__Objective__
Starting with the first line below, extract each line through the one that contains "y_ticks = [0, 1, 2, 3, 4, 5, 6, 7]", inclusive, excluding pictures.

__Dataset extract__
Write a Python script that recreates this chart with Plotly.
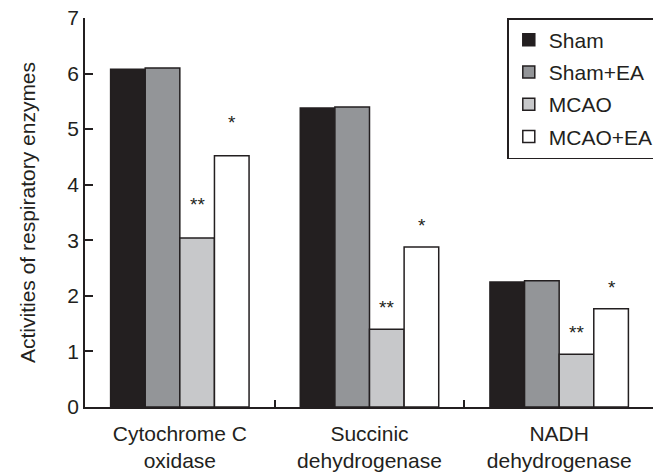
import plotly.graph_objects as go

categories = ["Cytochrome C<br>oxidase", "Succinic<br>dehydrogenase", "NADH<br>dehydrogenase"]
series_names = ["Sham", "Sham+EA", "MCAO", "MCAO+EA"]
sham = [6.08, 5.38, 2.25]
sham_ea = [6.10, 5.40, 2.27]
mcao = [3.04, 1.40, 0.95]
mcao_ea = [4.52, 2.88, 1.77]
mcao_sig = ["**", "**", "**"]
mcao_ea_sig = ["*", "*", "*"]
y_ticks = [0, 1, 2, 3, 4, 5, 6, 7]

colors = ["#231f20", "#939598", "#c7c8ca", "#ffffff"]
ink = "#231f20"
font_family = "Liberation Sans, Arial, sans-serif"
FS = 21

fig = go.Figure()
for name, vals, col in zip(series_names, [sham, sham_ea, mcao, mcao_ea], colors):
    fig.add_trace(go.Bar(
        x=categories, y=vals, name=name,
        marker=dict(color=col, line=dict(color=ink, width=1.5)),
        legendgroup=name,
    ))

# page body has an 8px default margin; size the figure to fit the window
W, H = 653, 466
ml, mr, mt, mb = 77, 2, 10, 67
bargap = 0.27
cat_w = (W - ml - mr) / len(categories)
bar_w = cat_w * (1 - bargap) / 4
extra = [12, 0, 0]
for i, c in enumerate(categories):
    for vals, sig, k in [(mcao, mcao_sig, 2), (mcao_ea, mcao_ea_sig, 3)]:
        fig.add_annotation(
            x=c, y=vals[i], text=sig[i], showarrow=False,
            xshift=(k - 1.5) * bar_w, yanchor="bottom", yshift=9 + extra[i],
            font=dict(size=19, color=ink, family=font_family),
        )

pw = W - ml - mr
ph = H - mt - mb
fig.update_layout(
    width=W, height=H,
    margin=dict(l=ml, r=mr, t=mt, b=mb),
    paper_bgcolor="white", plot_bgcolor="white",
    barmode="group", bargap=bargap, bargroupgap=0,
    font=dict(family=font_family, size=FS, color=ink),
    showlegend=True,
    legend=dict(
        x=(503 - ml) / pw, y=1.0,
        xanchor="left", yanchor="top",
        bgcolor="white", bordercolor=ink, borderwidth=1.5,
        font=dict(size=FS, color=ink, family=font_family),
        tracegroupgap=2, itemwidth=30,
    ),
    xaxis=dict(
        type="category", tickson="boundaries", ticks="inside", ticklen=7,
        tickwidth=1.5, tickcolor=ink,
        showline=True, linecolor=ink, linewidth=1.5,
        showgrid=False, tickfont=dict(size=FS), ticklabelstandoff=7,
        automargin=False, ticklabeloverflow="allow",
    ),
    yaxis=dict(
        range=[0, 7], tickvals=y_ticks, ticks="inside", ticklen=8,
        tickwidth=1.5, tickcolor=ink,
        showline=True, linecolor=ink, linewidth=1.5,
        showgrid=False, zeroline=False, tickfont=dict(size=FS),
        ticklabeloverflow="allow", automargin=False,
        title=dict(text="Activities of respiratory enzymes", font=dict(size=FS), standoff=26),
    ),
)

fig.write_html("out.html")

__Worked solution__
Write a Python script that recreates this chart with Plotly.
import plotly.graph_objects as go

categories = ["Cytochrome C<br>oxidase", "Succinic<br>dehydrogenase", "NADH<br>dehydrogenase"]
series_names = ["Sham", "Sham+EA", "MCAO", "MCAO+EA"]
sham = [6.08, 5.38, 2.25]
sham_ea = [6.10, 5.40, 2.27]
mcao = [3.04, 1.40, 0.95]
mcao_ea = [4.52, 2.88, 1.77]
mcao_sig = ["**", "**", "**"]
mcao_ea_sig = ["*", "*", "*"]
y_ticks = [0, 1, 2, 3, 4, 5, 6, 7]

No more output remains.